▸ **DATA PROVIDED**:
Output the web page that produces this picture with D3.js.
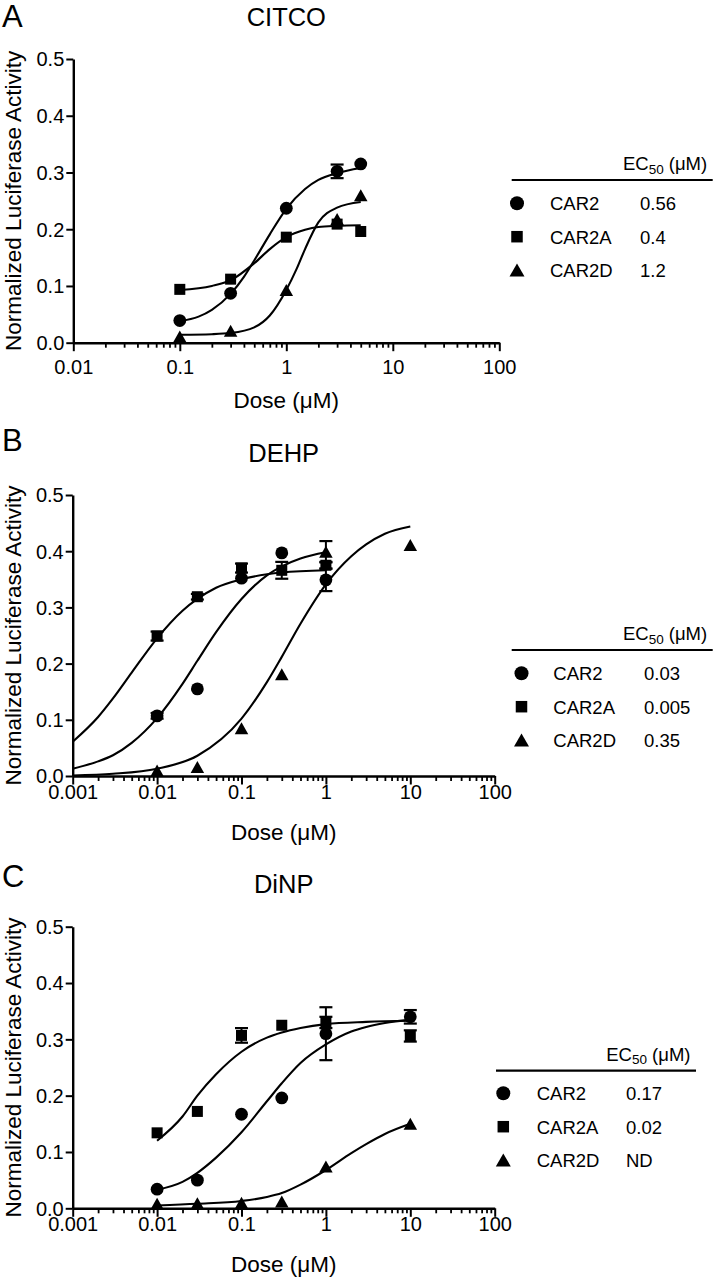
<!DOCTYPE html>
<html><head><meta charset="utf-8">
<script src="https://cdn.jsdelivr.net/npm/d3@7"></script>
<style>
body{margin:0;background:#fff}
svg{display:block}
text{font-family:"Liberation Sans",Arial,Helvetica,sans-serif;fill:#000}
</style>
</head><body>
<svg id="chart" width="716" height="1280"></svg>
<script>
// ---------- data ----------
const seriesNames = ["CAR2", "CAR2A", "CAR2D"];
const seriesShapes = ["circle", "square", "triangle"];
const panelLetters = ["A", "B", "C"];
const panelTitles = ["CITCO", "DEHP", "DiNP"];
const ec50A = ["0.56", "0.4", "1.2"];
const ec50B = ["0.03", "0.005", "0.35"];
const ec50C = ["0.17", "0.02", "ND"];
const yTicks = [0, 0.1, 0.2, 0.3, 0.4, 0.5];
const yTickLabels = ["0.0", "0.1", "0.2", "0.3", "0.4", "0.5"];
const xTicksA = [0.01, 0.1, 1, 10, 100];
const xTickLabelsA = ["0.01", "0.1", "1", "10", "100"];
const xTicksBC = [0.001, 0.01, 0.1, 1, 10, 100];
const xTickLabelsBC = ["0.001", "0.01", "0.1", "1", "10", "100"];

// Panel A (CITCO) measured points
const doseA = [0.1, 0.3, 1, 3, 5];
const a_car2 = [0.039, 0.087, 0.237, 0.302, 0.315];
const a_car2_err = [0, 0, 0, 0.012, 0];
const a_car2a = [0.094, 0.112, 0.186, 0.209, 0.196];
const a_car2a_err = [0, 0, 0, 0, 0];
const a_car2d = [0.011, 0.021, 0.093, 0.218, 0.260];
const a_car2d_err = [0, 0, 0, 0, 0];
// Panel A fitted curves
const a_car2_fitDose = [0.1, 0.15, 0.2, 0.3, 0.4, 0.5, 0.7, 1, 1.5, 2, 3, 5];
const a_car2_fit = [0.038, 0.046, 0.058, 0.086, 0.116, 0.145, 0.191, 0.236, 0.271, 0.287, 0.299, 0.308];
const a_car2a_fitDose = [0.1, 0.2, 0.3, 0.5, 0.7, 1, 1.5, 2, 3, 5];
const a_car2a_fit = [0.093, 0.100, 0.110, 0.140, 0.165, 0.186, 0.199, 0.204, 0.206, 0.207];
const a_car2d_fitDose = [0.1, 0.2, 0.3, 0.5, 0.7, 1, 1.25, 1.5, 2, 3, 5];
const a_car2d_fit = [0.014, 0.015, 0.017, 0.027, 0.048, 0.093, 0.13, 0.165, 0.212, 0.238, 0.248];

// Panel B (DEHP) measured points
const doseB = [0.01, 0.03, 0.1, 0.3, 1];
const doseB_d = [0.01, 0.03, 0.1, 0.3, 1, 10];
const b_car2 = [0.107, 0.155, 0.352, 0.397, 0.349];
const b_car2_err = [0.005, 0, 0, 0, 0.02];
const b_car2a = [0.249, 0.319, 0.370, 0.366, 0.375];
const b_car2a_err = [0.008, 0.005, 0.008, 0.015, 0.006];
const b_car2d = [0.010, 0.016, 0.085, 0.181, 0.399, 0.411];
const b_car2d_err = [0, 0, 0, 0, 0.019, 0];
// Panel B fitted curves
const b_car2_fitDose = [0.001, 0.002, 0.003, 0.005, 0.01, 0.02, 0.03, 0.05, 0.1, 0.2, 0.3, 0.5, 1];
const b_car2_fit = [0.013, 0.026, 0.037, 0.059, 0.103, 0.164, 0.205, 0.256, 0.315, 0.357, 0.373, 0.387, 0.398];
const b_car2a_fitDose = [0.001, 0.002, 0.003, 0.005, 0.01, 0.02, 0.03, 0.05, 0.1, 0.3, 1];
const b_car2a_fit = [0.061, 0.105, 0.138, 0.184, 0.245, 0.294, 0.315, 0.335, 0.350, 0.362, 0.366];
const b_car2d_fitDose = [0.001, 0.003, 0.01, 0.03, 0.1, 0.2, 0.3, 0.5, 1, 2, 3, 5, 10];
const b_car2d_fit = [0.001, 0.004, 0.013, 0.036, 0.102, 0.167, 0.212, 0.271, 0.341, 0.391, 0.412, 0.431, 0.444];

// Panel C (DiNP) measured points
const doseC = [0.01, 0.03, 0.1, 0.3, 1, 10];
const c_car2 = [0.034, 0.050, 0.167, 0.196, 0.310, 0.340];
const c_car2_err = [0, 0, 0, 0, 0.047, 0.012];
const c_car2a = [0.134, 0.172, 0.307, 0.325, 0.330, 0.306];
const c_car2a_err = [0, 0, 0.013, 0, 0.01, 0.01];
const c_car2d = [0.008, 0.009, 0.010, 0.012, 0.074, 0.150];
const c_car2d_err = [0, 0, 0, 0, 0, 0];
// Panel C fitted curves
const c_car2_fitDose = [0.01, 0.02, 0.03, 0.05, 0.1, 0.2, 0.3, 0.5, 1, 2, 3, 5, 10];
const c_car2_fit = [0.033, 0.047, 0.063, 0.090, 0.135, 0.190, 0.222, 0.258, 0.291, 0.314, 0.322, 0.329, 0.335];
const c_car2a_fitDose = [0.01, 0.02, 0.03, 0.05, 0.1, 0.2, 0.3, 0.5, 1, 3, 10];
const c_car2a_fit = [0.120, 0.163, 0.200, 0.238, 0.278, 0.303, 0.312, 0.320, 0.327, 0.331, 0.333];
const c_car2d_fitDose = [0.01, 0.03, 0.1, 0.2, 0.3, 0.5, 1, 2, 3, 5, 10];
const c_car2d_fit = [0.005, 0.008, 0.013, 0.020, 0.027, 0.042, 0.068, 0.098, 0.114, 0.132, 0.150];

// ---------- layout ----------
const FONT = '"Liberation Sans", Arial, Helvetica, sans-serif';
const panels = [
  {letter: panelLetters[0], title: panelTitles[0], ec50: ec50A,
   xDomain: [0.01, 100], xRange: [73.3, 499.3], yRange: [342.7, 59],
   xTicks: xTicksA, xTickLabels: xTickLabelsA, tickLabelOffset: 31,
   titleY: 25.5, letterY: 27, xLabelY: 408,
   legend: {lineY: 180, x1: 511.7, x2: 712.7, symX: 517, nameX: 550, valX: 640, rows: [203.3, 236.7, 270]},
   series: [
     {dose: doseA, val: a_car2, err: a_car2_err, fd: a_car2_fitDose, fv: a_car2_fit},
     {dose: doseA, val: a_car2a, err: a_car2a_err, fd: a_car2a_fitDose, fv: a_car2a_fit},
     {dose: doseA, val: a_car2d, err: a_car2d_err, fd: a_car2d_fitDose, fv: a_car2d_fit}]},
  {letter: panelLetters[1], title: panelTitles[1], ec50: ec50B,
   xDomain: [0.001, 100], xRange: [72.7, 494.7], yRange: [776, 495],
   xTicks: xTicksBC, xTickLabels: xTickLabelsBC, tickLabelOffset: 23,
   titleY: 461.5, letterY: 451, xLabelY: 840,
   legend: {lineY: 650, x1: 511.7, x2: 712.7, symX: 521.5, nameX: 553.3, valX: 644, rows: [673.3, 706.7, 740]},
   series: [
     {dose: doseB, val: b_car2, err: b_car2_err, fd: b_car2_fitDose, fv: b_car2_fit},
     {dose: doseB, val: b_car2a, err: b_car2a_err, fd: b_car2a_fitDose, fv: b_car2a_fit},
     {dose: doseB_d, val: b_car2d, err: b_car2d_err, fd: b_car2d_fitDose, fv: b_car2d_fit}]},
  {letter: panelLetters[2], title: panelTitles[2], ec50: ec50C,
   xDomain: [0.001, 100], xRange: [72.7, 494.7], yRange: [1208.3, 926.7],
   xTicks: xTicksBC, xTickLabels: xTickLabelsBC, tickLabelOffset: 23,
   titleY: 893.3, letterY: 887, xLabelY: 1271.5,
   legend: {lineY: 1070.7, x1: 496, x2: 696, symX: 503.3, nameX: 536.7, valX: 626, rows: [1093.3, 1126.7, 1160]},
   series: [
     {dose: doseC, val: c_car2, err: c_car2_err, fd: c_car2_fitDose, fv: c_car2_fit},
     {dose: doseC, val: c_car2a, err: c_car2a_err, fd: c_car2a_fitDose, fv: c_car2a_fit},
     {dose: doseC, val: c_car2d, err: c_car2d_err, fd: c_car2d_fitDose, fv: c_car2d_fit}]}
];

const svg = d3.select("#chart");

function drawMarker(g, shape, x, y, big) {
  if (shape === "circle") {
    g.append("circle").attr("cx", x).attr("cy", y).attr("r", big ? 7 : 6.4).attr("fill", "#000");
  } else if (shape === "square") {
    const s = big ? 11.5 : 11;
    g.append("rect").attr("x", x - s / 2).attr("y", y - s / 2).attr("width", s).attr("height", s).attr("fill", "#000");
  } else {
    const w = big ? 15 : 13.5, h = big ? 13 : 12;
    g.append("path").attr("d", `M${x},${y - h / 2}L${x + w / 2},${y + h / 2}L${x - w / 2},${y + h / 2}Z`).attr("fill", "#000");
  }
}

panels.forEach(p => {
  const g = svg.append("g");
  const x = d3.scaleLog().domain(p.xDomain).range(p.xRange);
  const y = d3.scaleLinear().domain([0, 0.5]).range(p.yRange);
  const y0 = p.yRange[0];
  const xMid = (p.xRange[0] + p.xRange[1]) / 2;
  const yMid = (p.yRange[0] + p.yRange[1]) / 2;

  // panel letter and title
  g.append("text").attr("x", 2).attr("y", p.letterY).attr("font-size", 31).text(p.letter);
  g.append("text").attr("x", xMid).attr("y", p.titleY).attr("text-anchor", "middle").attr("font-size", 25.5).text(p.title);

  // minor x ticks
  const minors = [];
  const lo = Math.log10(p.xDomain[0]), hi = Math.log10(p.xDomain[1]);
  for (let e = lo; e < hi; e++) for (let m = 2; m <= 9; m++) minors.push(m * Math.pow(10, e));
  const minorAxis = d3.axisBottom(x).tickValues(minors).tickSize(5).tickSizeOuter(0).tickFormat("");
  const gm = g.append("g").attr("transform", `translate(0,${y0})`).call(minorAxis);
  gm.select(".domain").remove();
  gm.selectAll("line").attr("stroke", "#000").attr("stroke-width", 1.8);

  // major x axis
  const xAxis = d3.axisBottom(x).tickValues(p.xTicks).tickSize(8.5).tickSizeOuter(0)
    .tickFormat((d, i) => p.xTickLabels[i]);
  const gx = g.append("g").attr("transform", `translate(0,${y0})`).call(xAxis);
  gx.select(".domain").attr("stroke", "#000").attr("stroke-width", 2.4);
  gx.selectAll("line").attr("stroke", "#000").attr("stroke-width", 2);
  gx.selectAll("text").attr("y", p.tickLabelOffset).attr("dy", 0)
    .attr("font-size", 20).attr("font-family", FONT).attr("fill", "#000");

  // y axis
  const yAxis = d3.axisLeft(y).tickValues(yTicks).tickSize(7).tickSizeOuter(0)
    .tickFormat((d, i) => yTickLabels[i]).tickPadding(2);
  const gy = g.append("g").attr("transform", `translate(${p.xRange[0]},0)`).call(yAxis);
  gy.select(".domain").attr("stroke", "#000").attr("stroke-width", 2.4);
  gy.selectAll("line").attr("stroke", "#000").attr("stroke-width", 2);
  gy.selectAll("text").attr("font-size", 20).attr("font-family", FONT).attr("fill", "#000").attr("dy", "0.34em");

  // axis titles
  g.append("text").attr("transform", `translate(20.5,${yMid}) rotate(-90)`)
    .attr("text-anchor", "middle").attr("font-size", 22.5).text("Normalized Luciferase Activity");
  g.append("text").attr("x", xMid).attr("y", p.xLabelY).attr("text-anchor", "middle")
    .attr("font-size", 22.5).text("Dose (\u03BCM)");

  // curves
  const line = d3.line().x(d => x(d[0])).y(d => y(d[1])).curve(d3.curveMonotoneX);
  p.series.forEach(s => {
    const pts = s.fd.map((d, i) => [d, s.fv[i]]);
    g.append("path").attr("d", line(pts)).attr("fill", "none").attr("stroke", "#000").attr("stroke-width", 2.1);
  });

  // error bars and markers
  p.series.forEach((s, si) => {
    s.dose.forEach((d, i) => {
      const e = s.err[i];
      if (e > 0) {
        const cx = x(d);
        const ya = y(s.val[i] - e), yb = y(s.val[i] + e);
        g.append("line").attr("x1", cx).attr("x2", cx).attr("y1", ya).attr("y2", yb).attr("stroke", "#000").attr("stroke-width", 2);
        [ya, yb].forEach(yy => g.append("line").attr("x1", cx - 6.5).attr("x2", cx + 6.5)
          .attr("y1", yy).attr("y2", yy).attr("stroke", "#000").attr("stroke-width", 2.2));
      }
    });
  });
  p.series.forEach((s, si) => {
    s.dose.forEach((d, i) => drawMarker(g, seriesShapes[si], x(d), y(s.val[i]), false));
  });

  // legend table
  const L = p.legend;
  g.append("line").attr("x1", L.x1).attr("x2", L.x2).attr("y1", L.lineY).attr("y2", L.lineY)
    .attr("stroke", "#000").attr("stroke-width", 2.2);
  const hdr = g.append("text").attr("x", L.x2 - 5.5).attr("y", L.lineY - 10).attr("text-anchor", "end").attr("font-size", 18.5);
  hdr.append("tspan").text("EC");
  hdr.append("tspan").attr("font-size", 13.5).attr("dy", 3.5).text("50");
  hdr.append("tspan").attr("dy", -3.5).text(" (\u03BCM)");
  seriesNames.forEach((n, i) => {
    const ry = L.rows[i];
    drawMarker(g, seriesShapes[i], L.symX, ry, true);
    g.append("text").attr("x", L.nameX).attr("y", ry + 6.8).attr("font-size", 18.5).text(n);
    g.append("text").attr("x", L.valX).attr("y", ry + 6.8).attr("font-size", 18.5).text(p.ec50[i]);
  });
});
</script>
</body></html>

▸ **STATED TASK**:
Reproduce the data above word for word from its first line through the line that holds "0.212, 0.238, 0.248];", both ends included; skip pictures.

▸ **COMPLETED TASK**:
Output the web page that produces this picture with D3.js.
<!DOCTYPE html>
<html><head><meta charset="utf-8">
<script src="https://cdn.jsdelivr.net/npm/d3@7"></script>
<style>
body{margin:0;background:#fff}
svg{display:block}
text{font-family:"Liberation Sans",Arial,Helvetica,sans-serif;fill:#000}
</style>
</head><body>
<svg id="chart" width="716" height="1280"></svg>
<script>
// ---------- data ----------
const seriesNames = ["CAR2", "CAR2A", "CAR2D"];
const seriesShapes = ["circle", "square", "triangle"];
const panelLetters = ["A", "B", "C"];
const panelTitles = ["CITCO", "DEHP", "DiNP"];
const ec50A = ["0.56", "0.4", "1.2"];
const ec50B = ["0.03", "0.005", "0.35"];
const ec50C = ["0.17", "0.02", "ND"];
const yTicks = [0, 0.1, 0.2, 0.3, 0.4, 0.5];
const yTickLabels = ["0.0", "0.1", "0.2", "0.3", "0.4", "0.5"];
const xTicksA = [0.01, 0.1, 1, 10, 100];
const xTickLabelsA = ["0.01", "0.1", "1", "10", "100"];
const xTicksBC = [0.001, 0.01, 0.1, 1, 10, 100];
const xTickLabelsBC = ["0.001", "0.01", "0.1", "1", "10", "100"];

// Panel A (CITCO) measured points
const doseA = [0.1, 0.3, 1, 3, 5];
const a_car2 = [0.039, 0.087, 0.237, 0.302, 0.315];
const a_car2_err = [0, 0, 0, 0.012, 0];
const a_car2a = [0.094, 0.112, 0.186, 0.209, 0.196];
const a_car2a_err = [0, 0, 0, 0, 0];
const a_car2d = [0.011, 0.021, 0.093, 0.218, 0.260];
const a_car2d_err = [0, 0, 0, 0, 0];
// Panel A fitted curves
const a_car2_fitDose = [0.1, 0.15, 0.2, 0.3, 0.4, 0.5, 0.7, 1, 1.5, 2, 3, 5];
const a_car2_fit = [0.038, 0.046, 0.058, 0.086, 0.116, 0.145, 0.191, 0.236, 0.271, 0.287, 0.299, 0.308];
const a_car2a_fitDose = [0.1, 0.2, 0.3, 0.5, 0.7, 1, 1.5, 2, 3, 5];
const a_car2a_fit = [0.093, 0.100, 0.110, 0.140, 0.165, 0.186, 0.199, 0.204, 0.206, 0.207];
const a_car2d_fitDose = [0.1, 0.2, 0.3, 0.5, 0.7, 1, 1.25, 1.5, 2, 3, 5];
const a_car2d_fit = [0.014, 0.015, 0.017, 0.027, 0.048, 0.093, 0.13, 0.165, 0.212, 0.238, 0.248];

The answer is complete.